Which did more damage to society? The Black Plague? Or charity watchdogs?

Nonprofit boards now FEAR spending money … even when the point is to MAKE much more money, as organizations most definitely can.

How do you pile up $350,000 in donations every month using Facebook alone? By spending $50,000 on sponsored posts and ads, as Soi Dog does.

How do you bring in an extra $2 million in donations through a monthly print newsletter? By spending one buck to make seven bucks, as the Nashville Rescue Mission does.

How do you set up a bequest pipeline that within four years is flowing with millions in new pledged funds? You spend $50,000 to set up a serious marketing program for your community foundation.

But here’s the thing: Spending of any kind lifts overhead.

And, in turn, higher overhead risks ratings downgrades from self-styled watchdogs like Charity Navigator, founded in 2001.
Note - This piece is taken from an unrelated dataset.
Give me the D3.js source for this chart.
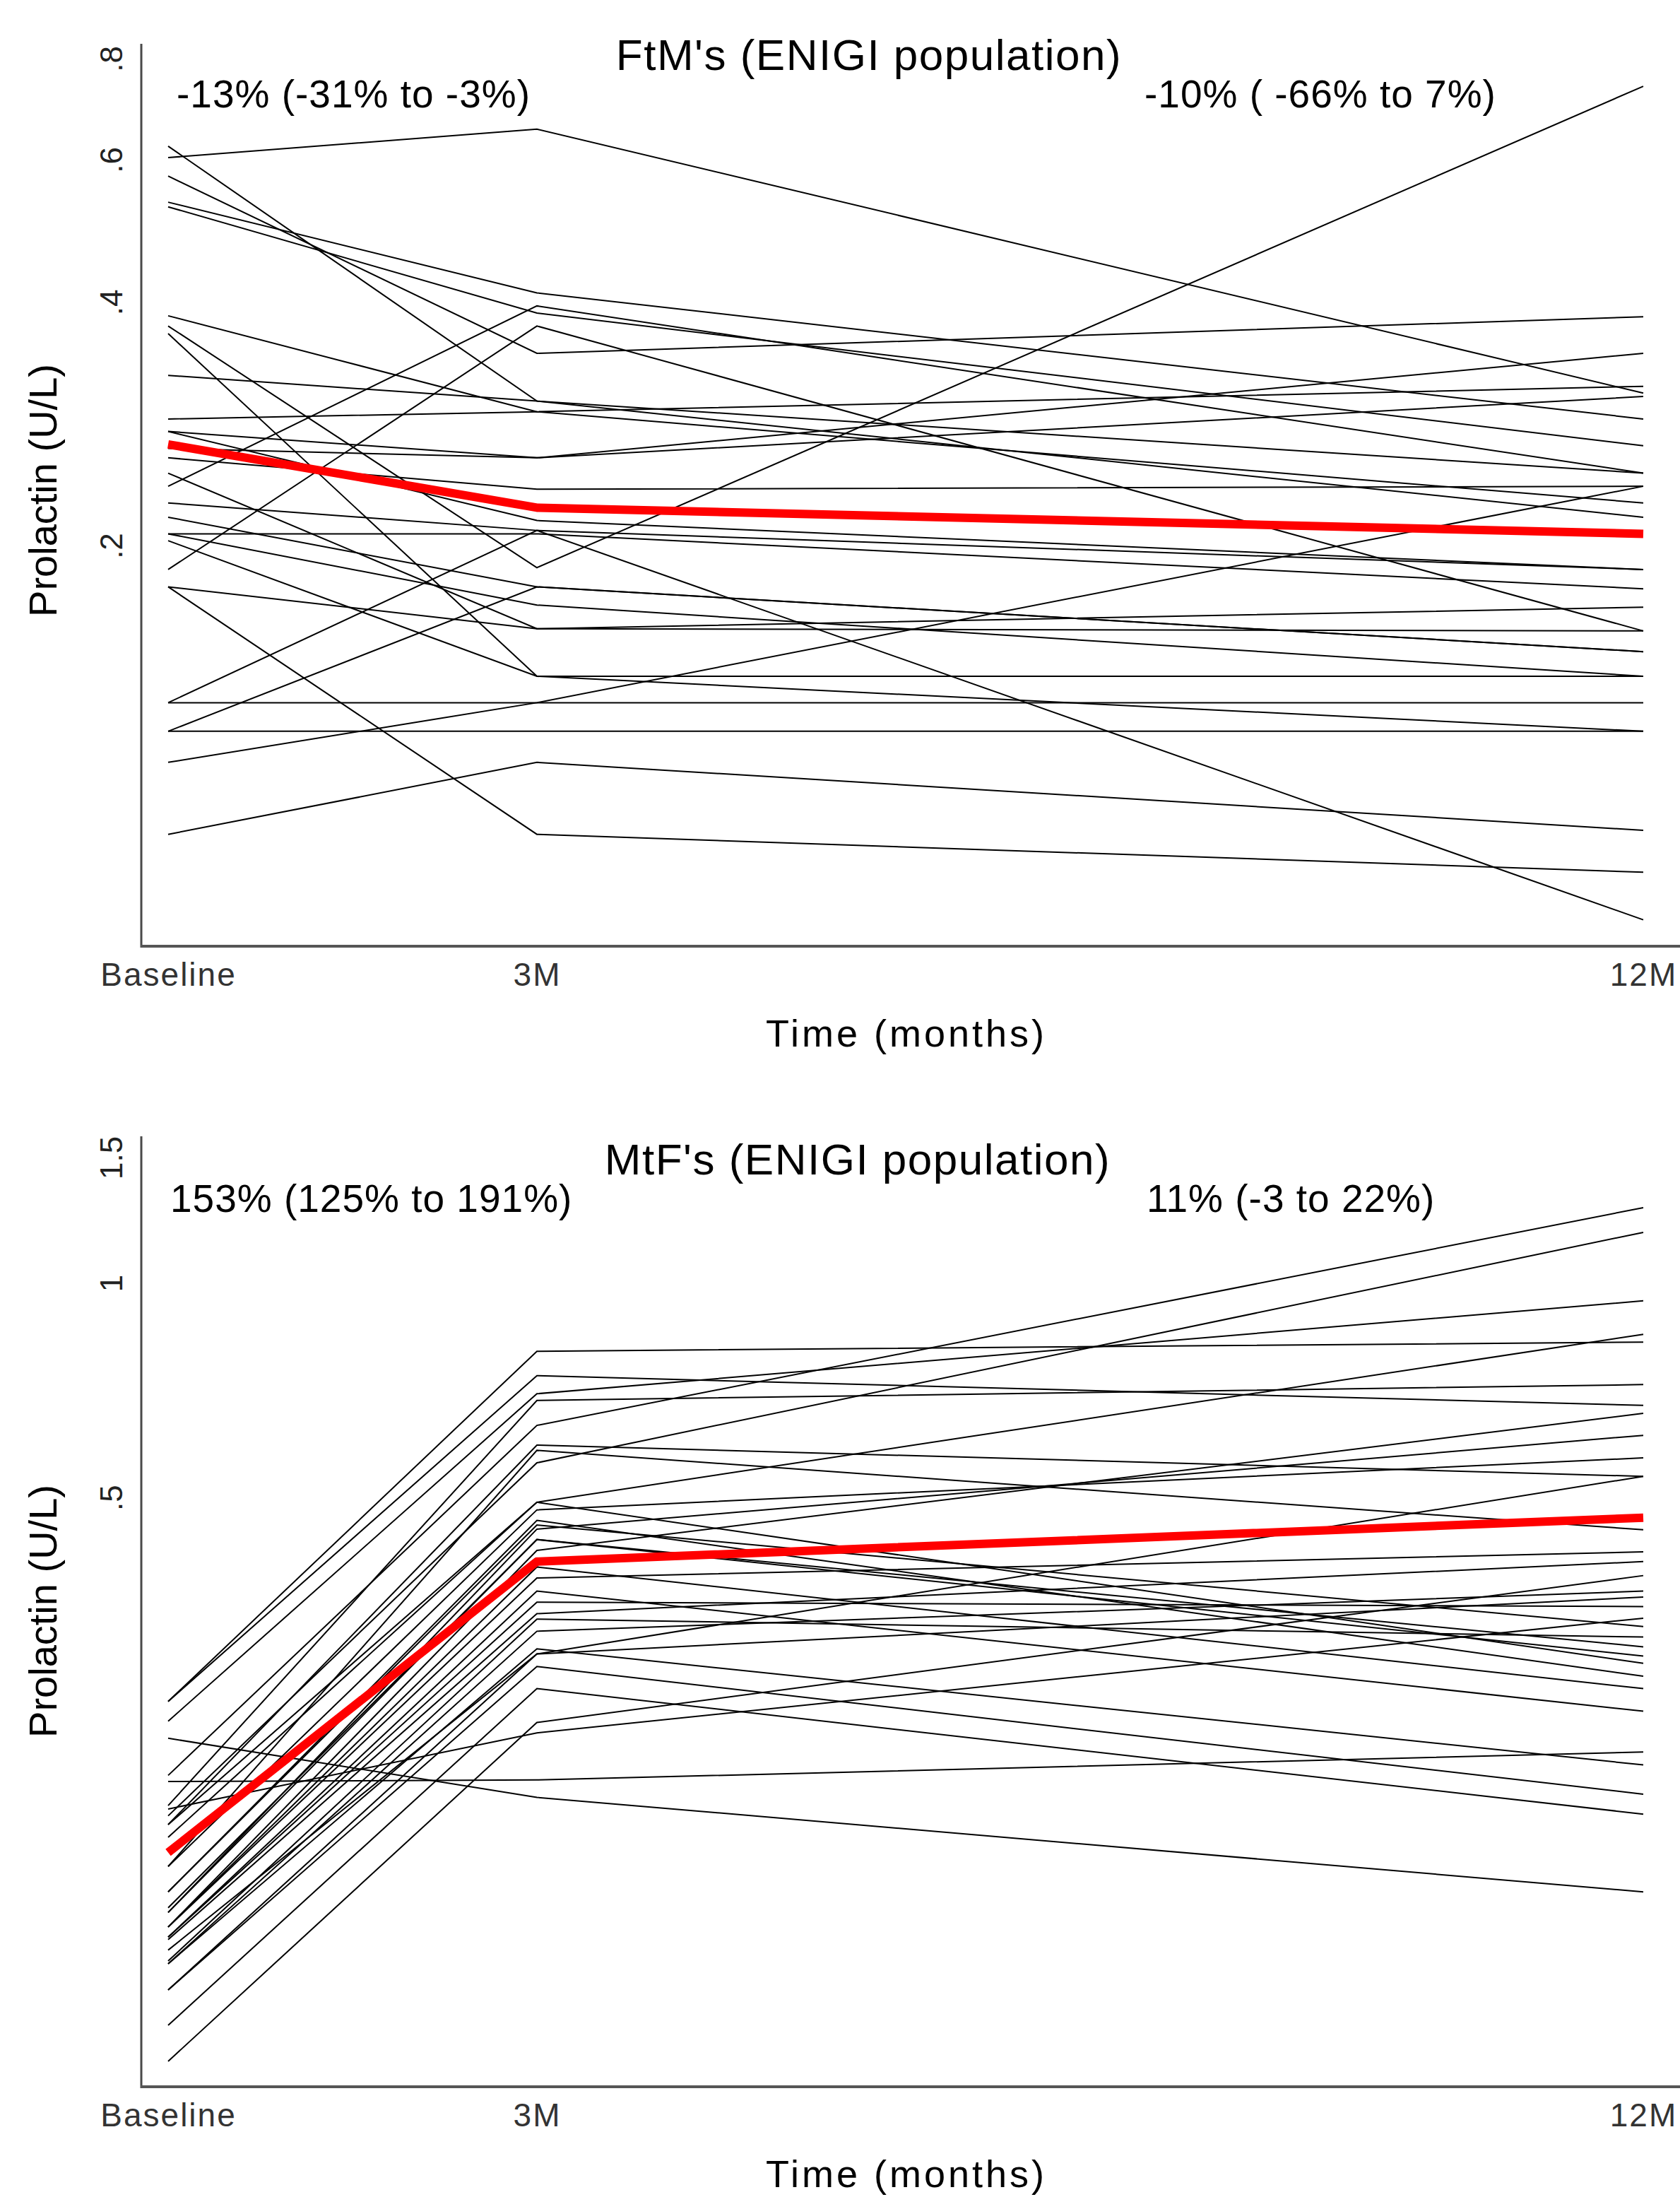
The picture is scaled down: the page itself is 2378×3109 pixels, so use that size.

Charity watchdogs — with their crude yardsticks: the sanctified 20 percent ceiling on overhead, e.g. — have hamstrung the entrepreneurial impulses of US charity market for, what now, almost two decades?

And what have they accomplished?

To my knowledge, they’ve never uncovered any major charity fraud.
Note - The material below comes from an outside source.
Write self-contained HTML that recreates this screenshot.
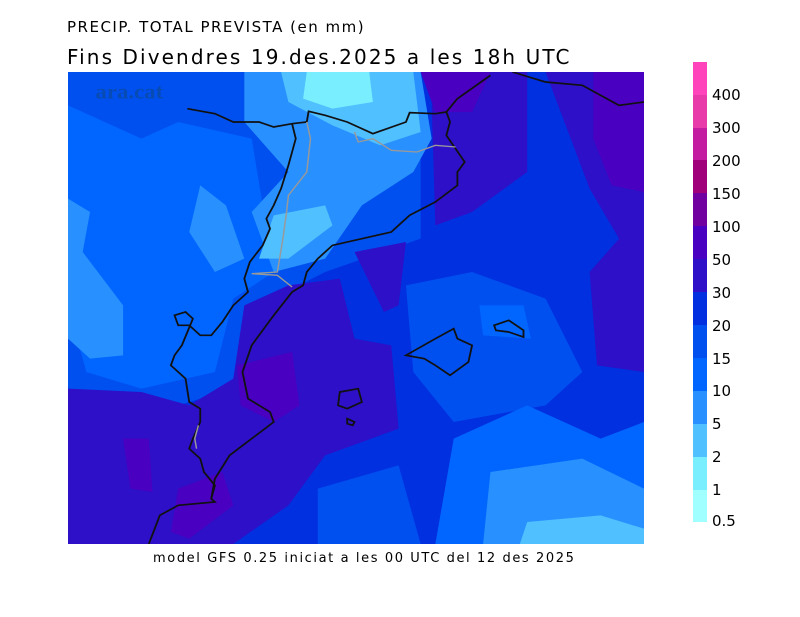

But they have had a deep impact on the philanthropic sector. They’ve inspired a generation of ledger-dermain on the accounting side … and a lack of investment on the business-growth side.

Watchdogs have established at the C level and the board level a terror of censure.

Charities know that perfect trust is what donors expect. And on that issue, the charity watchdogs can giveth … and the charity watchdogs can taketh away.

It’s safest to spend as much as you can on programs and as little as possible on anything else, such as salaries capable of attracting serious talent.

The amazing thing is this: the watchdogs did all this crippling damage ostensibly on behalf of the donor!

“Heckuva job, Brownie,” as George W. Bush might say.

You know who beat the watchdog system at its own game?

Charity: Water.

Charity: Water raised money for overhead as well as program, as two separate things. That way they could say with perfect honesty that 100% of a person’s donation to program goes to work in the field.

The people that cover the overhead are donors, too, of course. And they know exactly what they’re buying: incredible impact. Overhead makes programs possible.

From a sales point of view, Charity: Water did something well-known in the banking industry: they made their donors a No Fee offer.

Scott Harrison founded Charity: Water in 2006. Over the next decade the charity raised over $200 million for clean water projects in 24 countries … promoting the No Fee offer.

Of course, other charities hate Scott Harrrison’s 100% promise. In comparison, other charities look like spendthrifts.

And it makes Charity: Water look like some kind of magician doing incredible work in a glamorous high profile way without spending donor money on anything but delivering clean drinking water to needy people for the very first time.

Thus “proving” to a world that skips the details that great good can somehow come from thin air.